Wer nun denkt, die Software-Entwicklung ging von vorne los, der irrt. Die Konzeptänderung hin zu einem Screen sei innerhalb kürzester Zeit möglich gewesen. Die meiste Arbeit hätten die Änderungen an spezifischen Ausgangsgrafiken gemacht.
"Die erforderlichen Anpassungen am Layout, Bildschirmführung und Bedienlogik sind mit wenigen Handgriffen erledigt gewesen, weil QT mit QML ein so gutes Programmiermodell mitbringt. Das unterstützt Programmierer und Designer aktiv in ihrer Arbeit."

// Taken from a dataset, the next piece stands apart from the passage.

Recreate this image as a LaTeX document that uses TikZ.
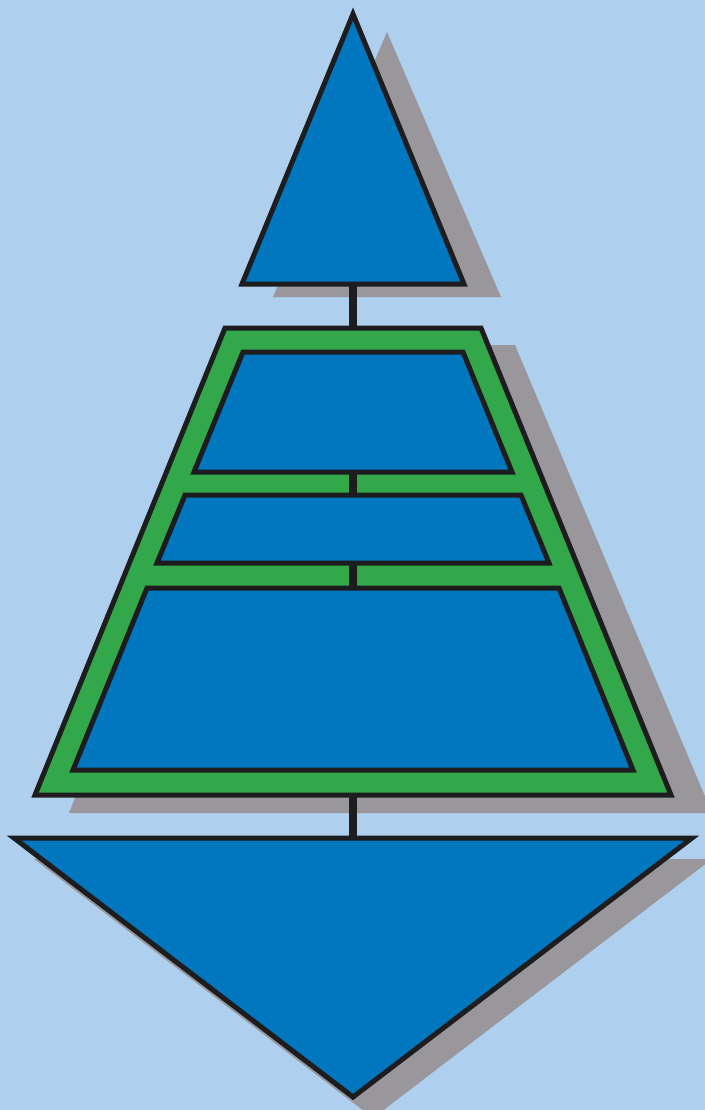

Die fertige Benutzerschnittstelle, das HMI, ist flexibel einsetzbar. Es kann nicht nur in den Automaten neueren Typs verbaut werden, sondern auch ältere Maschinen auf den neuesten Stand bringen, ohne gleich die gesamte Mechanik tauschen zu müssen. Das System kommuniziert weiter auch über die serielle RS232-Schnittstelle. Darüber kann die Steuerung bisheriger Automaten angeschlossen werden. Im ersten Schritt fallen so nur die herkömmlichen Tasten und Knöpfe weg. Die alte Steuerung wird beibehalten und kommuniziert nun mit dem modernen HMI. Später können dann einzelne Bestandteile Schritt für Schritt in die HMI geholt und dort abgebildet werden.
Die neue HMI versteht sich natürlich neben RS232 und MDB auch auf moderne Schnittstellen wie Ethernet, USB, WiFi, Bluetooth oder Mobilfunk 4G. Das schafft neue Möglichkeiten der Kommunikation, aber auch neue Angriffspunkte. Ein Angreifer könnte versuchen, Sicherheitslücken auszunutzen und so den Automaten oder schlimmsten Fall das gesamte Netzwerk aus Automaten zu kompromittieren. Die Aktualisierung der Software-Bestandteile stellt dabei eine große Herausforderung dar, denn Koordination und Taktung der Updates im laufenden Betrieb gestalten sich oftmals schwierig. Garz & Fricke, die schon heute die Vernetzung von mehr als 40.000 Automaten realisieren, begegnen dieser Schwierigkeit mit besonders geschützten Netzen. Dabei wird der Übertragungsweg derart über einen VPN-Tunnel (Virtual Private Networks) abgesichert, dass eine Kommunikation ausschließlich zwischen den Automaten und dem Rechenzentrum möglich ist.
Kleine Platine, große Wirkung: Die Vending-/ IoT-Plattform von Garz & Fricke bringt mit ihrem 4G Modem nicht nur neue Automaten ins Netz, sondern alte Automaten dank des MDB Interfaces auch auf modernsten technischen Stand.